Task instructions. Using the listing below, report all lines holding the word "page".

>> Start Given material

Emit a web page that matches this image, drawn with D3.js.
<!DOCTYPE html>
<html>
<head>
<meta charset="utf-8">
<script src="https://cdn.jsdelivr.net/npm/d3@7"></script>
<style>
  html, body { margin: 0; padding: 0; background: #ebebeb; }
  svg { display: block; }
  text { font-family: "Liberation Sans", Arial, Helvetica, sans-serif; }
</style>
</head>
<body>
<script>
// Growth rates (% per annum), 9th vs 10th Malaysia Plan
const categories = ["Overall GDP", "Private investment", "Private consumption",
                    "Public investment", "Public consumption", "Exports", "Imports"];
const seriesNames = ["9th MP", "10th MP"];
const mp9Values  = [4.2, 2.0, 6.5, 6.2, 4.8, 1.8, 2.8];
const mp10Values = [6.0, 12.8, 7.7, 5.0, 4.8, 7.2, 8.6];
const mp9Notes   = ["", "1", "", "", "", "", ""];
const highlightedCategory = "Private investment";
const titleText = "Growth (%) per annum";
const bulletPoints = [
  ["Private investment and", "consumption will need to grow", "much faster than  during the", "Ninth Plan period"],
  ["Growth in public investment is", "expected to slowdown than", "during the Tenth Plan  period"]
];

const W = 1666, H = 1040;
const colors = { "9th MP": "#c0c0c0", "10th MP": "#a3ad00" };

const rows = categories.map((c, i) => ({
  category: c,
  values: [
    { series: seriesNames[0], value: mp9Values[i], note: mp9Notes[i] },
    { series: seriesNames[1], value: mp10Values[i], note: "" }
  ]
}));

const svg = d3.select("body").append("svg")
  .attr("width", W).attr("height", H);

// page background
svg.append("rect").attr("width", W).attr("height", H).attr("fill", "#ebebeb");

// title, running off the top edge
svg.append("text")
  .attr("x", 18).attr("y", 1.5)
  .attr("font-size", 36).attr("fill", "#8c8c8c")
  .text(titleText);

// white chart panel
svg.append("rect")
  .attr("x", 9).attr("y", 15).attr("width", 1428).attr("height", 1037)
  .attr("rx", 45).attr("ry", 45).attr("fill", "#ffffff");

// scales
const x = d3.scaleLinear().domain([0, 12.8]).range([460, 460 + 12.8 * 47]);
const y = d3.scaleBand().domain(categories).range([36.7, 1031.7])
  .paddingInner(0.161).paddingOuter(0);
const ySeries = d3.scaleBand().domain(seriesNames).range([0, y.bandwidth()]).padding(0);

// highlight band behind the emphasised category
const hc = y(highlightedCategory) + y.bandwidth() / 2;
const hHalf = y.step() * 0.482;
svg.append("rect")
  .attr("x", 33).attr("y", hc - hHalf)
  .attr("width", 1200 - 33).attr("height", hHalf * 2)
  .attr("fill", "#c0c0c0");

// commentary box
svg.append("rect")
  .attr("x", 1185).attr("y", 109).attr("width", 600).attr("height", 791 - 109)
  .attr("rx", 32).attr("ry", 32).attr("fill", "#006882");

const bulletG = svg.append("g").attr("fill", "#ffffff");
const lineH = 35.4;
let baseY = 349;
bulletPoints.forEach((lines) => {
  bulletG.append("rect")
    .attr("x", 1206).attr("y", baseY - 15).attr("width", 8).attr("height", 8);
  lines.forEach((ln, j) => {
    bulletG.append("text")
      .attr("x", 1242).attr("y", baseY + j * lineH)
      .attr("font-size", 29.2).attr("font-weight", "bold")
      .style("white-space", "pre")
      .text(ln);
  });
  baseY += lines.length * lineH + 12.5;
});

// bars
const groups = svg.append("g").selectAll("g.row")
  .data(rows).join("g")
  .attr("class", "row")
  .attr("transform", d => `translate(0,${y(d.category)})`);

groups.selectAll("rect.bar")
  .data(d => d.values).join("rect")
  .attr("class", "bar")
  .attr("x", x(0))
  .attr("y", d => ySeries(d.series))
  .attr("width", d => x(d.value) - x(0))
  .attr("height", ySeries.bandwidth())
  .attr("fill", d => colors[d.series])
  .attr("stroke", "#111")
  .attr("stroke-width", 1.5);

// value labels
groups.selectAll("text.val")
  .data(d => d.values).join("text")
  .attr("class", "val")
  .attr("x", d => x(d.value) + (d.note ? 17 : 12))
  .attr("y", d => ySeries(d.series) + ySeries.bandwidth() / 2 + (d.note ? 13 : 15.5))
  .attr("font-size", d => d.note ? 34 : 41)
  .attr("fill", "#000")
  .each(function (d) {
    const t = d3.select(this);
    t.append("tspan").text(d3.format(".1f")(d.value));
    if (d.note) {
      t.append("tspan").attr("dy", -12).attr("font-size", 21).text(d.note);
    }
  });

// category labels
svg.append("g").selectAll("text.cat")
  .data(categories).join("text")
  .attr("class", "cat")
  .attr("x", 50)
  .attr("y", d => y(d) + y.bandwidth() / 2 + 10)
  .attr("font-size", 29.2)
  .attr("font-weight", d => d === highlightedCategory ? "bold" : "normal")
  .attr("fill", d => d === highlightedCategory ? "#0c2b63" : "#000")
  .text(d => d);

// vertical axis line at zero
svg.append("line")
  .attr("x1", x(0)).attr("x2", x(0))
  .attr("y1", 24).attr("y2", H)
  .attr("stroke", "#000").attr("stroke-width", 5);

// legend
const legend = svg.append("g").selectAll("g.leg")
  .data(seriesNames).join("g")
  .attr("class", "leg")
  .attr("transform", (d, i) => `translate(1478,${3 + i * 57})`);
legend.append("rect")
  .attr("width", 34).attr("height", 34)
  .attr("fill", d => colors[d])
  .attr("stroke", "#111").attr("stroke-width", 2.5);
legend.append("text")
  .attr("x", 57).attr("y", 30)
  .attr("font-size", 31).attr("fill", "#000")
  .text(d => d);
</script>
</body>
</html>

>> End Given material

Complete output.
Emit a web page that matches this image, drawn with D3.js.
// page background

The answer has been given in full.